Marine Le Pen: long-term strategy |
EXTRACT: More generally, Marine Le Pen appears to have something approximating a long-term strategy - unlike her father and former FN president, Jean-Marie, who would chase a prejudice, no matter where it took him. She is attempting the ‘de-demonisation’ of the FN - in that way, she hopes, it will eventually be regarded by the majority of the population as a mainstream and ‘respectable’ party. This strategy involves, for instance, distancing herself from her father’s more explicitly racist remarks and excruciating anti-Semitic puns. She still rails against the effects of “globalisation” and “financialisation”, but the anti-Jewish undertones of this are now unspoken. She claims to be hostile to the idea of French Jews moving to Israel - explaining that for the “Zionistic” FN, “the Jews of France are Frenchmen, they’re at home here and they must stay here and not emigrate”.

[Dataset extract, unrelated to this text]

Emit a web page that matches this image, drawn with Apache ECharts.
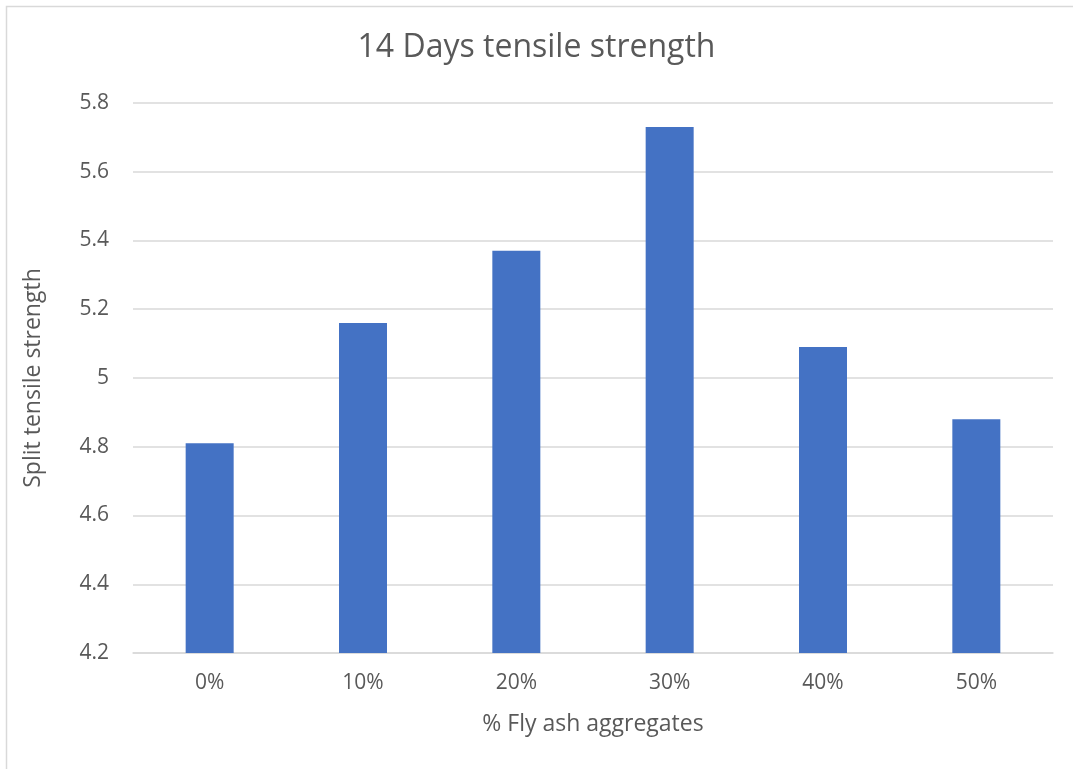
<!DOCTYPE html>
<html><head><meta charset="utf-8">
<script src="https://cdn.jsdelivr.net/npm/echarts@6/dist/echarts.min.js"></script>
<style>html,body{margin:0;padding:0;background:#fff;}#c{width:1073px;height:769px;}</style>
</head><body><div id="c"></div>
<script>
const categories = ['0%', '10%', '20%', '30%', '40%', '50%'];
const values = [4.81, 5.16, 5.37, 5.73, 5.09, 4.88];
const yTicks = { min: 4.2, max: 5.8, interval: 0.2 };
const titleText = '14 Days tensile strength';
const xName = '% Fly ash aggregates';
const yName = 'Split tensile strength';

const chart = echarts.init(document.getElementById('c'));
const font = 'Open Sans, Noto Sans, sans-serif';
chart.setOption({
  animation: false,
  graphic: [{ type: 'rect', shape: { x: 6.5, y: 6.5, width: 1100, height: 800 }, style: { fill: 'none', stroke: '#d9d9d9', lineWidth: 1.5 }, silent: true }],
  title: { text: titleText, left: 'center', top: 27, textStyle: { fontFamily: font, fontSize: 32, fontWeight: 'normal', color: '#595959' } },
  grid: { left: 133, right: 20, top: 103, bottom: 116 },
  xAxis: {
    type: 'category', data: categories,
    name: xName, nameLocation: 'middle', nameGap: 60,
    nameTextStyle: { fontFamily: font, fontSize: 23, color: '#595959' },
    axisLine: { lineStyle: { color: '#d9d9d9', width: 1.5 } },
    axisTick: { show: false },
    axisLabel: { fontFamily: font, fontSize: 21, color: '#595959', margin: 20 }
  },
  yAxis: {
    type: 'value', min: yTicks.min, max: yTicks.max, interval: yTicks.interval,
    name: yName, nameLocation: 'middle', nameGap: 88, nameRotate: 90,
    nameTextStyle: { fontFamily: font, fontSize: 23, color: '#595959' },
    axisLine: { show: false }, axisTick: { show: false },
    axisLabel: { fontFamily: font, fontSize: 21, color: '#595959', margin: 24, formatter: v => String(+v.toFixed(1)) },
    splitLine: { lineStyle: { color: '#d9d9d9', width: 1.5 } }
  },
  series: [{ type: 'bar', data: values, barWidth: 48, itemStyle: { color: '#4472c4' } }]
});
</script></body></html>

She wants to appear a modern and democratic politician on the side of ‘ordinary folks’, with her heavy emphasis on ‘bread and butter’ issues. At the same time, there are the very familiar FN themes - campaigning for France to quit the euro zone and indeed the European Union altogether, for example. She portrays her party as the defender - if not the incarnation - of ‘law and order’, agitating for a referendum on whether to reinstate capital punishment, which was abolished in 1981 (the electorate would be presented with a choice between restoring the death penalty and introducing life imprisonment without parole). Le Pen is resolutely opposed to same-sex marriage, euthanasia and abortion, and, of course, fulminates against ‘unchecked’ immigration and the ‘threats’ posed by multiculturalism and communitarianism.